Population (2010 Census)
- • Total: 9,194
- • Density: 1.386/km^{2} (3.589/sq mi)
- • Urban: 44.7%
- • Rural: 55.3%

Administrative structure
- • Inhabited localities: 1 urban-type settlements, 12 rural localities

Municipal structure
- • Municipally incorporated as: Balagansky Municipal District
- • Municipal divisions: 1 urban settlements, 6 rural settlements
- Time zone: UTC+8 (MSK+5 )
- OKTMO ID: 25601000
- Website: http://adminbalagansk.ru

= Balagansky District =

Balagansky District (Балаганский райо́н) is an administrative district, one of the thirty-three in Irkutsk Oblast, Russia. Municipally, it is incorporated as Balagansky Municipal District. The area of the district is 6634.7 km2. Its administrative center is the urban locality (a work settlement) of Balagansk. Population: 9,973 (2002 Census). The population of Balagansk accounts for 44.7% of the district's total population.

==History==
Balagansk was founded in 1654 by the Kazak detachment led by Dmitry Firsov on the left bank of the Angara River opposite to the mouth of the Unga River, in the course of Russian colonization of Siberia. The name Balagansk originates from the Bulagat, literally sable hunters, a Buryat tribe. From 1655, mass settlement started in the area; eventually, a colony was built and iron mining developed. Balagansk Fortress (ostrog) was built in Balagansk, to which the Buryats were attached to and they paid tributes to the Russians. Buryats grew to dominate the area and on April 1, 1818, seventeen clans of the Balagansk Buryats met and adopted a memorandum to submit to the Russian authorities. In their memorandum they raised six issues and also provided action to be taken on each of them which related to courts, private law, criminal law, the rights and duties of the chief Taisha and heads of clans.
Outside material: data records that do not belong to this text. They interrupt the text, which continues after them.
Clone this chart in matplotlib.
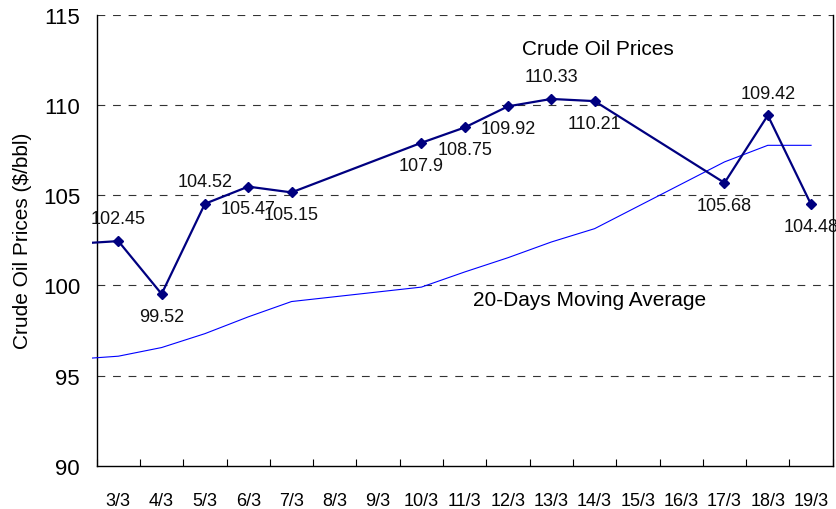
import numpy as np
import matplotlib.pyplot as plt
from matplotlib.patches import Rectangle

# Fechas (categorías del eje X)
fechas = ['3/3', '4/3', '5/3', '6/3', '7/3', '8/3', '9/3', '10/3', '11/3',
          '12/3', '13/3', '14/3', '15/3', '16/3', '17/3', '18/3', '19/3']

# Precios del crudo (días hábiles); el primero es el día anterior (2/3)
dias_precio = ['2/3', '3/3', '4/3', '5/3', '6/3', '7/3', '10/3', '11/3',
               '12/3', '13/3', '14/3', '17/3', '18/3', '19/3']
precios = [102.3, 102.45, 99.52, 104.52, 105.47, 105.15, 107.9, 108.75,
           109.92, 110.33, 110.21, 105.68, 109.42, 104.48]
etiqueta_arriba = [False, True, False, True, False, False, False, False,
                   False, True, False, False, True, False]

# Media móvil de 20 días
media_movil = [95.9, 96.07, 96.55, 97.32, 98.25, 99.1, 99.9, 100.74,
               101.53, 102.4, 103.14, 106.84, 107.76, 107.76]

def posicion(d):
    return fechas.index(d) if d in fechas else -1

x = np.array([posicion(d) for d in dias_precio])

fig = plt.figure(figsize=(8.37, 5.10), dpi=100)
ax = fig.add_axes([0.1155, 0.0849, 0.8794, 0.8843])

clip = Rectangle((-0.007, 0), 1.007, 1, transform=ax.transAxes,
                 facecolor='none', edgecolor='none')

l1, = ax.plot(x, media_movil, color='#0000FF', lw=0.8, zorder=3)
l2, = ax.plot(x, precios, color='#000080', lw=1.6, marker='D', ms=5.5, zorder=4)
l1.set_clip_path(clip)
l2.set_clip_path(clip)

# Etiquetas de datos
for xi, p, arriba in zip(x[1:], precios[1:], etiqueta_arriba[1:]):
    ax.annotate(f'{p:g}', (xi, p), xytext=(0, 16 if arriba else -16),
                textcoords='offset points', ha='center', va='center',
                fontsize=13, family='Liberation Sans', color='#111111')

ax.text(0.681, 0.924, 'Crude Oil Prices', transform=ax.transAxes,
        ha='center', va='center', fontsize=15, family='Liberation Sans')
ax.text(0.670, 0.368, '20-Days Moving Average', transform=ax.transAxes,
        ha='center', va='center', fontsize=15, family='Liberation Sans')

ax.set_xlim(-0.5, len(fechas) - 0.5)
ax.set_ylim(90, 115)
ax.set_yticks([90, 95, 100, 105, 110, 115])
ax.set_yticklabels(['90', '95', '100', '105', '110', '115'],
                   fontsize=16, family='Liberation Sans')
ax.tick_params(axis='y', length=0, pad=12)

ax.set_xticks(np.arange(len(fechas)))
ax.set_xticklabels(fechas, fontsize=13, family='Liberation Sans')
ax.set_xticks(np.arange(len(fechas) + 1) - 0.5, minor=True)
ax.tick_params(axis='x', which='major', length=0, pad=19)
ax.tick_params(axis='x', which='minor', direction='in', length=5, width=0.8)

for v in [95, 100, 105, 110, 115]:
    ax.axhline(v, color='#333333', lw=0.8, ls=(0, (7, 7)), zorder=1)

ax.spines['top'].set_visible(False)
for s in ['left', 'right', 'bottom']:
    ax.spines[s].set_linewidth(1.0)

ax.set_ylabel('Crude Oil Prices ($/bbl)', fontsize=15, family='Liberation Sans')
ax.yaxis.set_label_coords(-0.088, 0.5)

fig.savefig('out.png', dpi=100)
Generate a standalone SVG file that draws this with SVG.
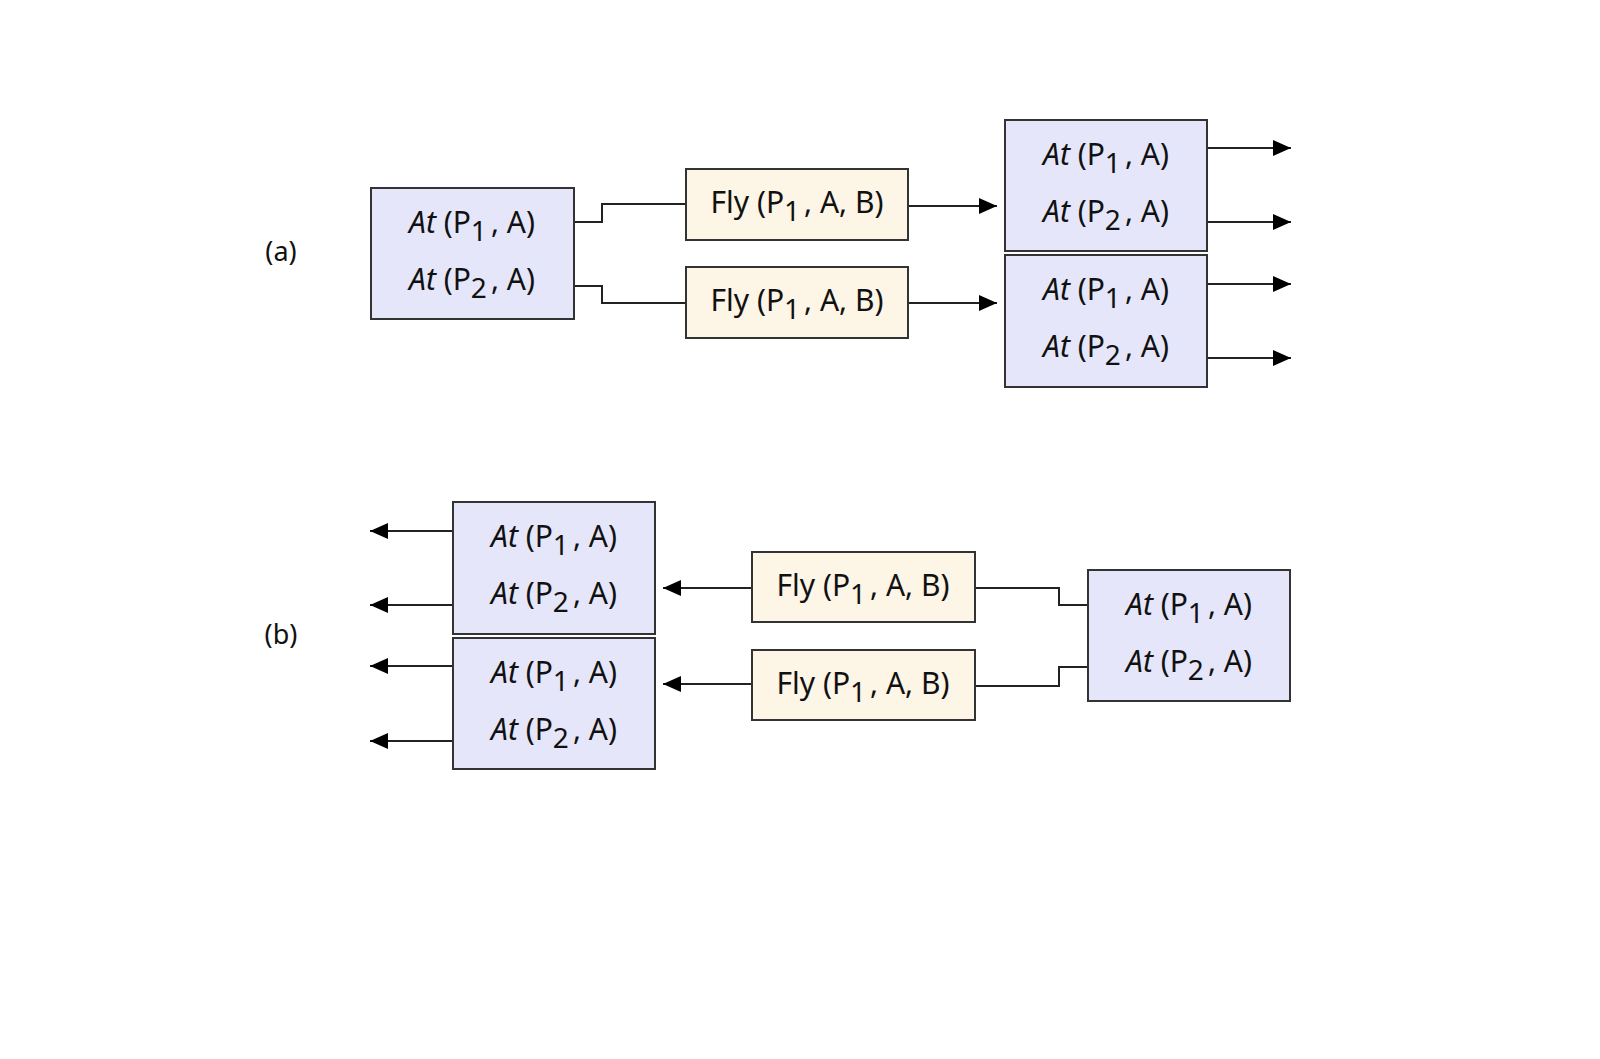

In the course of the administrative reform carried out in 1708 by Peter the Great, the territory was included into Siberia Governorate. In 1764, Irkutsk Governorate split off, and in 1775, Balagansk was granted town status and became the seat of Balagansky Uyezd of Irkutsk Governorate. In 1924, the uyezds was abolished, the governorate split into districts, and Balagansk was moved to Ziminsky District. In 1925, it lost town status and was downgraded to a selo. In 1926, Balagansky District was established, and Balagansk became the district's administrative center.

During the construction of Bratsk Hydroelectric Power Station Balagansk disappeared under water. The name was inherited by a new settlement, which was previously known as Novobalagansk. It was founded in 1957 several dozens kilometers south of the original location of Balagansk, and on June 5, 1962 it was renamed Balagansk and granted urban-type settlement status. In 1962, Balagansky District was abolished and split between Zalarinsky and Ust-Udinsky Districts. Balagansk was transferred to Zalarinsky District, and in 1965 it was moved to Ust-Udinsky District In 1989, Balagansky District was re-established, with the administrative center in Balagansk.